The claim of County-Wide is indeed couched in tort terms as an action for wrongful eviction. The complaint, however, alleges the existence of a lease, compliance with its terms by plaintiff, and breach by the defendants. More importantly, damages were computed as if the action were solely for breach of contract, as the award in this action was based upon loss of profits for the fifty months allegedly remaining in the lease. It follows that Sheradsky's liability is derivative and that he does have the right to appeal since the original judgment creating his liability necessarily required a determination that there was a valid five-year lease. Because we hold that no five-year lease was in effect, Sheradsky could not have breached any contract with the purchasers and he must be relieved of liability.

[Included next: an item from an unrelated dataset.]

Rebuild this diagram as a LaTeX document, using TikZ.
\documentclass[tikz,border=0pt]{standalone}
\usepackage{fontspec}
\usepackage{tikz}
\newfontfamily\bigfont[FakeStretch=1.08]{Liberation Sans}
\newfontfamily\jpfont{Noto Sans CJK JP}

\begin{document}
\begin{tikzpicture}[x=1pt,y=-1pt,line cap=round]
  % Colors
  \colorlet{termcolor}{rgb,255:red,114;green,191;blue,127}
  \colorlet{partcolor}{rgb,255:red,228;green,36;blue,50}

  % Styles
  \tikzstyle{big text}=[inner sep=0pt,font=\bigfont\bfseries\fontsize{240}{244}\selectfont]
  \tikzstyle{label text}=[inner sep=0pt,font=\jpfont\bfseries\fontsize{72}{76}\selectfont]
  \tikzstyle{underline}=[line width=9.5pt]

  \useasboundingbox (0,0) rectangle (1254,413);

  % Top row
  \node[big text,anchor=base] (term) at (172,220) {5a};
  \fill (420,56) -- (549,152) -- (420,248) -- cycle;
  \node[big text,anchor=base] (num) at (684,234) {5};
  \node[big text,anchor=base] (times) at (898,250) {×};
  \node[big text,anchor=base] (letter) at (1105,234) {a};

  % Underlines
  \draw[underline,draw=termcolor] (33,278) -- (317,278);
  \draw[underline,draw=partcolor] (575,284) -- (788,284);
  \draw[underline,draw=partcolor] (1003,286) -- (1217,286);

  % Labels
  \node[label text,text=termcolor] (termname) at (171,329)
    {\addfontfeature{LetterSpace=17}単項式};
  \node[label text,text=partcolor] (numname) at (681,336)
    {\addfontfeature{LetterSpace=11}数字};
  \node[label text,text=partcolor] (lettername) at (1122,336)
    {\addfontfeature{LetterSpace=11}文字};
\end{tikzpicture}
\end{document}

The record indicates that County-Wide did have a valid claim for wrongful eviction against defendants/third-party plaintiffs because the purchasers of the apartment complex unlawfully resorted to self-help to remove the machines in violation of Section 83.21, Florida Statutes (1983). The deposition of Egbert E. Gorra, accepted into evidence by the trial court, shows that the purchasers failed to utilize the summary procedure provided in Section 51.011, Florida Statutes (1983) to evict a tenant. Therefore, the trial court correctly determined that County-Wide was wrongfully evicted, a tort not dependent upon the existence of a valid five-year lease.

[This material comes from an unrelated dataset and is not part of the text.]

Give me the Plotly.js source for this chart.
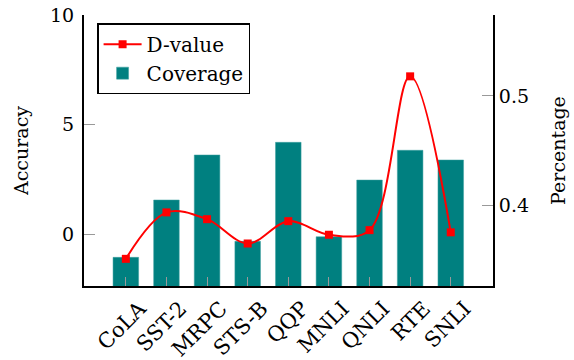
<!DOCTYPE html>
<html>
<head>
<meta charset="utf-8">
<script src="https://cdn.plot.ly/plotly-3.0.1.min.js"></script>
<style>html,body{margin:0;padding:0;background:#fff;}#chart{width:574px;height:360px;}</style>
</head>
<body>
<div id="chart"></div>
<script>
const categories = ["CoLA","SST-2","MRPC","STS-B","QQP","MNLI","QNLI","RTE","SNLI"];
const dValue = [-1.13, 0.99, 0.68, -0.43, 0.59, -0.03, 0.18, 7.2, 0.08];
const coverage = [0.352, 0.4046, 0.4459, 0.3667, 0.4575, 0.3709, 0.4229, 0.4502, 0.4413];
const leftTicks = [0, 5, 10];
const rightTicks = [0.4, 0.5];

const FONT = "DejaVu Serif";
const idx = categories.map((c, i) => i);

// Bars on the primary y axis (drawn first, placed on the right side),
// the D-value line on the overlaying axis (drawn on top, placed on the left side).
const traces = [
  {
    type: "scatter", mode: "lines+markers", name: "D-value",
    x: idx, y: dValue, yaxis: "y2",
    line: {color: "#ff0000", width: 2, shape: "spline", smoothing: 1},
    marker: {symbol: "square", size: 8, color: "#ff0000"}
  },
  {
    type: "bar", name: "Coverage",
    x: idx, y: coverage, yaxis: "y", width: 0.63,
    marker: {color: "#008080", line: {color: "#3fa0a0", width: 0.5}}
  }
];

const layout = {
  width: 574, height: 360,
  margin: {l: 84, r: 81, t: 15, b: 74},
  paper_bgcolor: "#fff", plot_bgcolor: "#fff",
  font: {family: FONT, size: 19, color: "#000"},
  showlegend: true,
  legend: {
    x: 0.032, y: 0.97, xanchor: "left", yanchor: "top",
    bordercolor: "#000", borderwidth: 1.5, bgcolor: "#fff",
    font: {family: FONT, size: 20}, traceorder: "normal",
    tracegroupgap: 2, itemwidth: 38
  },
  xaxis: {
    range: [-1.03, 9.04], tickmode: "array", tickvals: idx, ticktext: categories,
    tickangle: -45, ticks: "inside", ticklen: 9, tickcolor: "#999", tickwidth: 1,
    showline: true, linecolor: "#000", linewidth: 2, showgrid: false, zeroline: false,
    tickfont: {family: FONT, size: 21}, ticklabelshift: 14
  },
  yaxis: {
    side: "right",
    range: [0.3257, 0.5743], tickvals: rightTicks, ticktext: ["0.4", "0.5"],
    ticks: "inside", ticklen: 11, tickcolor: "#999", tickwidth: 1,
    showline: true, linecolor: "#000", linewidth: 2,
    showgrid: false, zeroline: false, tickfont: {family: FONT, size: 19},
    title: {text: "Percentage", font: {family: FONT, size: 19}, standoff: 24}
  },
  yaxis2: {
    overlaying: "y", side: "left",
    range: [-2.37, 10], tickvals: leftTicks, ticks: "inside", ticklen: 11,
    tickcolor: "#999", tickwidth: 1, showline: true, linecolor: "#000", linewidth: 2,
    showgrid: false, zeroline: false, tickfont: {family: FONT, size: 19},
    ticklabelstandoff: 4,
    title: {text: "Accuracy", font: {family: FONT, size: 19}, standoff: 16}
  }
};

Plotly.newPlot("chart", traces, layout, {displayModeBar: false, staticPlot: true});
</script>
</body>
</html>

Where a tenant has been wrongfully evicted by his landlord, he may recover *604 general damages (the difference between market value of the leasehold and the rent payable under it), and, in addition, lost profits if such losses are ascertainable with a reasonable degree of certainty. Young v. Cobbs, 83 So. 2d 417 (Fla. 1955); Ardell v. Milner, 166 So. 2d 714 (Fla. 3d DCA 1964). Lost profits may only be recovered, however, for the remainder of the leasehold term. See Young v. Cobbs, 110 So. 2d 651, 653 (Fla. 1959) (Young II). Since we previously stated that no valid lease was in effect when the wrongful eviction occurred in August 1980, the tenancy was one at will which ran from month-to-month, as the income from the machines was disbursed to the complex owners monthly. See § 83.01, Fla. Stat. (1983). The damages assessed at trial in the amount of $6,241.12 were erroneously based on lost profits, reduced to present value, for the fifty months found to be remaining on the lease. We accordingly remand this cause to the trial court for a new trial on damages against the defendants on the claim for wrongful eviction based on a tenancy at will.

County-Wide further argues that this court is without jurisdiction over it to set aside the original judgment because it was previously dismissed as a party to this appeal.[1] The dismissal, however, was predicated upon its own motion over appellant's strenuous objection. Parties who are severed from appellate proceedings willingly are as much bound by the adjudication made on appeal as they would be if not so severed. Triplett v. Trotter, 134 Fla. 784, 184 So. 250 (1938). Finally, although the judgment on the third-party claim was never actually appealed, we hold that the appeal of the original judgment operates, in effect, as an appeal of the third-party judgment as well and that, therefore, we have jurisdiction to reverse both judgments. See Kicklighter, 616 F.2d at 742 & n. 7 and cases cited therein.

The third-party judgment is reversed and the cause remanded with instructions to enter judgment for the third-party defendant. The original judgment is reversed in part and the cause is remanded for a new trial on damages as to the wrongful eviction claim against the original defendants.

NOTES

[*] Chief Judge Schwartz did not hear oral argument.

[1] On rehearing, however, County-Wide was invited to, and did participate in the appeal.